Want to keep the STEM hits coming? Stretch into states of matter with classic oobleck, or take on the earthquake STEM challenge for a real-world engineering project. Light up some creativity with a circuit-tree introduction to circuits, race some marbles in our density marble race, or push the engineering design process with our open-ended Make It Move STEM challenge.
Final Thoughts on Summer Camp STEM Learning
These summer camp STEM activities for kids are sure to create memories and lessons that last a lifetime. Hands-on, high-energy, and still educational. You are checking all of the boxes with these camp ideas, and the kids will not even realize how much they are learning.
Pick one project, gather your supplies, and let curiosity take it from there. I hope you try them with your group this summer.
For more ideas to fill out your camp calendar, take a look at these summer camp resources next:
Superheroes and Spies Summer Camp
Frequently Asked Questions
Hands-on experiments and engineering challenges make summer STEM fun and engaging. Bubble engineering, sponge absorption labs, sponge bomb physics, and fizzy chalk paint are all crowd favorites that kids beg to repeat.
Use interactive, project-based activities that encourage exploration and problem-solving. Set up stations with pre-measured supplies, ask leading questions, and let campers work in teams so they can share ideas and learn from each other.
Simple experiments and engineering challenges work best for elementary kids.
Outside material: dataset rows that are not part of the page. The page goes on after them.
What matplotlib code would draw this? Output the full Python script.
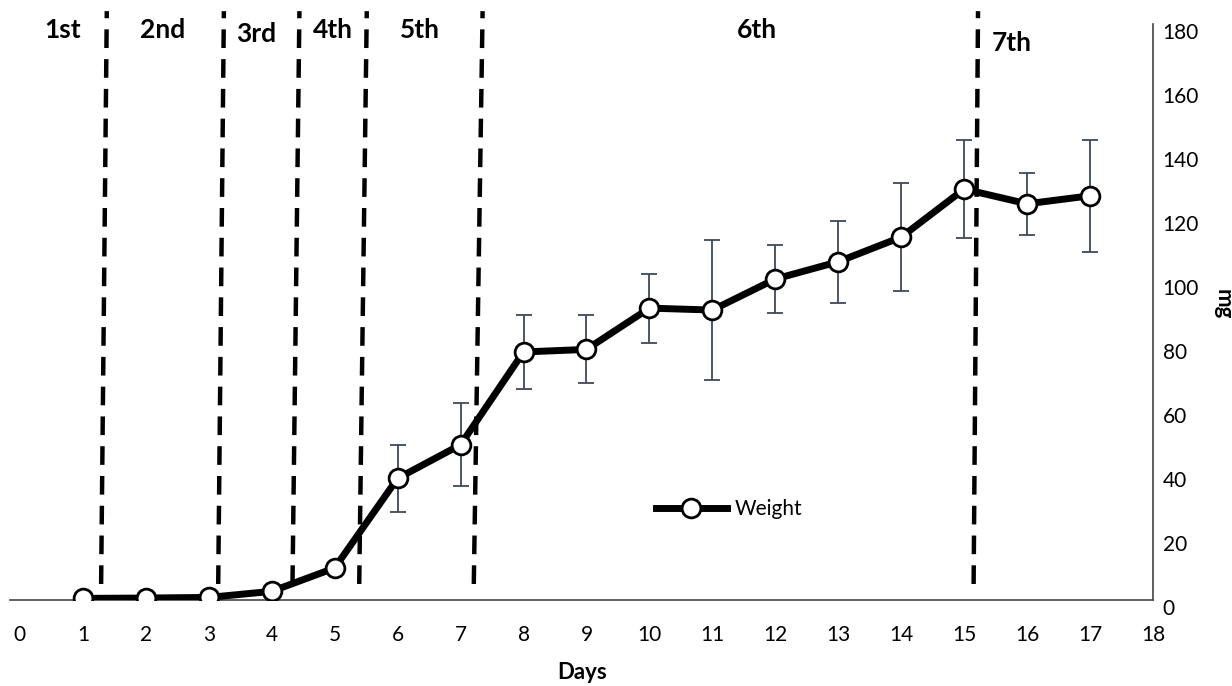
import matplotlib
matplotlib.use("Agg")
import matplotlib.pyplot as plt
from matplotlib.transforms import ScaledTranslation

# larval weight per day (mg)
DAYS = list(range(1, 18))
WEIGHT = [0.5, 0.6, 0.8, 2.7, 10.0, 38.0, 48.5, 77.5, 78.3, 91.2, 90.6,
          100.3, 105.7, 113.4, 128.4, 123.8, 126.3]
WEIGHT_ERR = [0.1, 0.1, 0.2, 0.6, 1.5, 10.5, 13.0, 11.7, 10.6, 10.8, 22.0,
              10.5, 12.8, 17.0, 15.3, 9.7, 17.5]

# instar boundaries (slightly slanted dashed lines: bottom / top x)
MOLT_X_BOTTOM = [1.29, 3.15, 4.33, 5.39, 7.21, 15.15]
MOLT_X_TOP = [1.38, 3.24, 4.44, 5.51, 7.35, 15.22]
MOLT_Y = (5, 184)

STAGES = ["1st", "2nd", "3rd", "4th", "5th", "6th", "7th"]
STAGE_X = [0.68, 2.27, 3.76, 4.97, 6.35, 11.7, 15.76]
STAGE_Y = [178, 178, 177, 178, 178, 178, 174]

XTICKS = list(range(0, 19))
YTICKS = list(range(0, 181, 20))

plt.rcParams["font.family"] = ["Lato", "DejaVu Sans"]

fig = plt.figure(figsize=(12.32, 6.86), dpi=100)
ax = fig.add_axes([0.0085, 0.1254, 0.9274, 0.863])

for xb, xt in zip(MOLT_X_BOTTOM, MOLT_X_TOP):
    ax.plot([xb, xt], MOLT_Y, color="black", lw=3.2, linestyle=(0, (4.2, 2.5)),
            solid_capstyle="butt", dash_capstyle="butt", zorder=1, clip_on=False)

ax.errorbar(DAYS, WEIGHT, yerr=WEIGHT_ERR, fmt="none", ecolor="#3f4958",
            elinewidth=1.3, capsize=5.5, capthick=1.3, zorder=2)
ax.plot(DAYS, WEIGHT, color="black", lw=5, marker="o", ms=13.5,
        markerfacecolor="white", markeredgecolor="black", markeredgewidth=2,
        label="Weight", zorder=3)

for s, x, y in zip(STAGES, STAGE_X, STAGE_Y):
    ax.text(x, y, s, ha="center", va="center", fontsize=19, fontweight="bold")

ax.set_xlim(-0.15, 18)
ax.set_ylim(0, 185)
ax.set_xticks(XTICKS)
ax.set_yticks(YTICKS)

for side in ["left", "top"]:
    ax.spines[side].set_visible(False)
for side in ["bottom", "right"]:
    ax.spines[side].set_color("#444444")
    ax.spines[side].set_linewidth(1.2)
ax.spines["right"].set_bounds(0, 180)

ax.yaxis.tick_right()
ax.tick_params(axis="y", length=0, pad=7, labelsize=15)
ax.tick_params(axis="x", length=0, pad=18, labelsize=15)
shift = ScaledTranslation(0, -7 / 100, fig.dpi_scale_trans)
for lab in ax.get_yticklabels():
    lab.set_transform(lab.get_transform() + shift)

ax.set_xlabel("Days", fontsize=16, fontweight="bold", labelpad=12)
ax.yaxis.set_label_position("right")
ax.set_ylabel("mg", fontsize=16, fontweight="bold", rotation=270,
              labelpad=10, va="bottom")

ax.legend(loc="center left", bbox_to_anchor=(10.1, 28.4),
          bbox_transform=ax.transData, frameon=False, fontsize=15,
          handlelength=3.4, handletextpad=0.4, borderpad=0, borderaxespad=0)

fig.savefig("out.png", dpi=100)
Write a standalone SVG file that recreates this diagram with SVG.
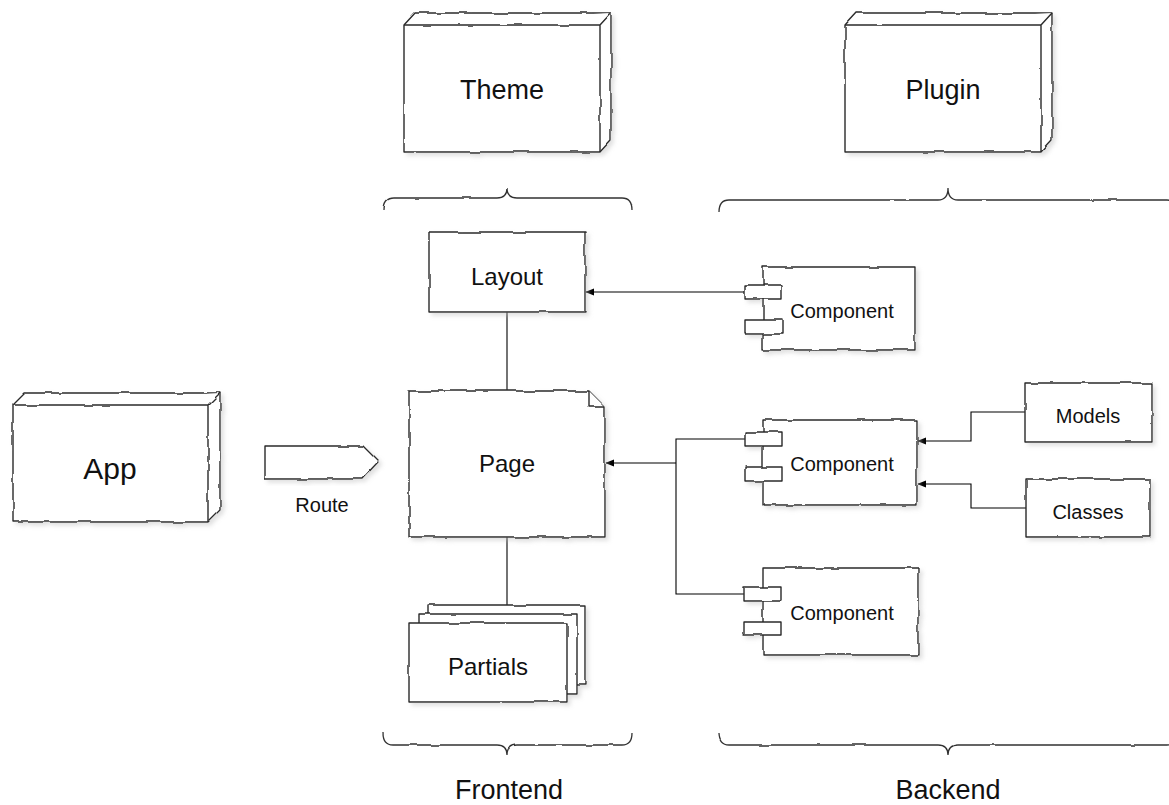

Slime, building challenges, motion activities, bubble engineering, and chalk paint chemistry are all approachable, engaging, and packed with learning.
Summer STEM activities prevent the summer slide, the loss of academic skills that often happens during the break. They also build critical thinking, creativity, and confidence, all in a way that feels like play instead of school.
Absolutely. Many STEM challenges, especially the wet and messy ones, are perfect for outdoor summer learning. Bubble engineering, sponge bomb physics, and fizzy chalk paint were all built with the backyard or driveway in mind.